Jean Daniel e os Velhos do Restelo
Fascina-me esta tendência de tantos colunistas da imprensa portuguesa de lançarem anátemas sobre as mudanças em curso no mundo. Ainda agora se viu, nestes dias, a propósito das revoltas populares que derrubaram as decrépitas ditaduras da Tunísia e do Egipto: de súbito, descobrimos que em Portugal era imensa a legião de fãs de Mubarak e Ben Ali - a tal ponto foram derramadas lágrimas de pesar pelo fim dessas tiranias nas colunas dos nossos jornais. Profissionais do pessimismo, daqueles que se gabam de em mil novecentos-e-troca-o-passo terem vaticinado que tudo daria para o torto, desataram a garantir que o fim das ditaduras árabes marcará o início de um ciclo de terríveis cavalgadas do islamismo mais fanático, capaz de perturbar o nosso doce modo de vida e de impor à bomba as suas crenças. A democracia é incompatível com o mundo islâmico, asseguram. Esquecendo, muitos deles, que aplaudiram a invasão norte-americana do Iraque em 2002 precisamente em nome dos valores democráticos. Curiosa concepção de democracia, que só vale se for imposta à bala...
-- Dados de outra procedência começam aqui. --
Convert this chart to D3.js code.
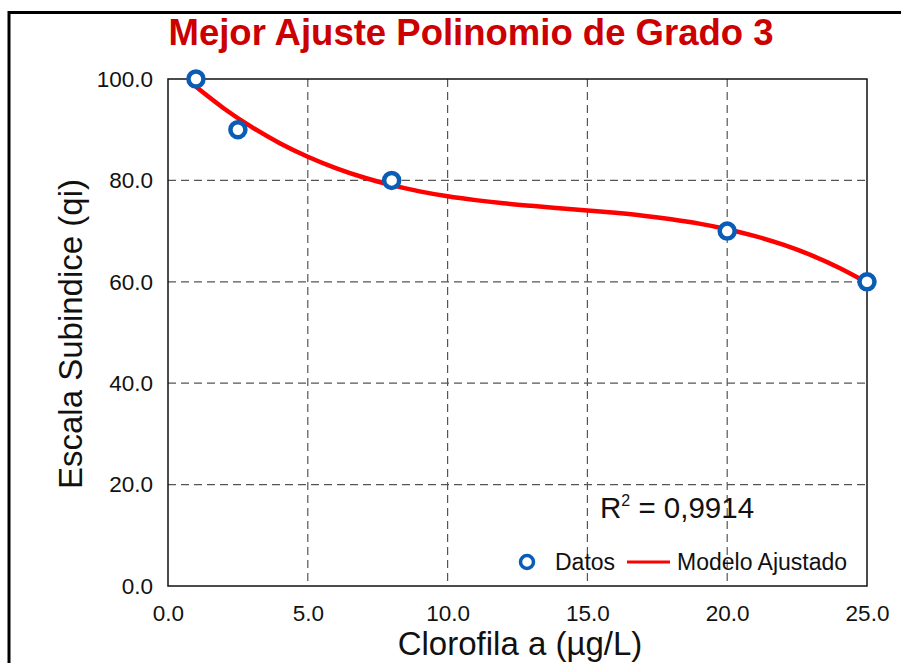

Penso nisto enquanto releio no El País uma entrevista com Jean Daniel, ex-director do L’ Express e do Nouvel Observateur, um dos mais prestigiados jornalistas europeus – testemunha privilegiada de tantos acontecimentos históricos, desde a II Guerra Mundial. Aos 90 anos, mantém um olhar de esperança perante a vertiginosa sucessão de factos que são notícia dos telejornais de hoje e têm já garantido um lugar na História. “Maravilha-me ter vivido o suficiente para ver um negro chegar à Casa Branca, ou os tunisinos e os egípcios revoltando-se contra os respectivos ditadores. A importância destas rebeliões não está no que possa suceder, mas no simples facto de terem ocorrido”, sublinha este decano do jornalismo que há muito aprendi a admirar.
Se Jean Daniel fosse português, faria um discurso carregado de nuvens negras e maus presságios: por cá, ninguém consegue congregar tão vasto auditório como os profetas da desgraça. Mesmo quando não têm razão nenhuma, o que aliás sucede quase sempre.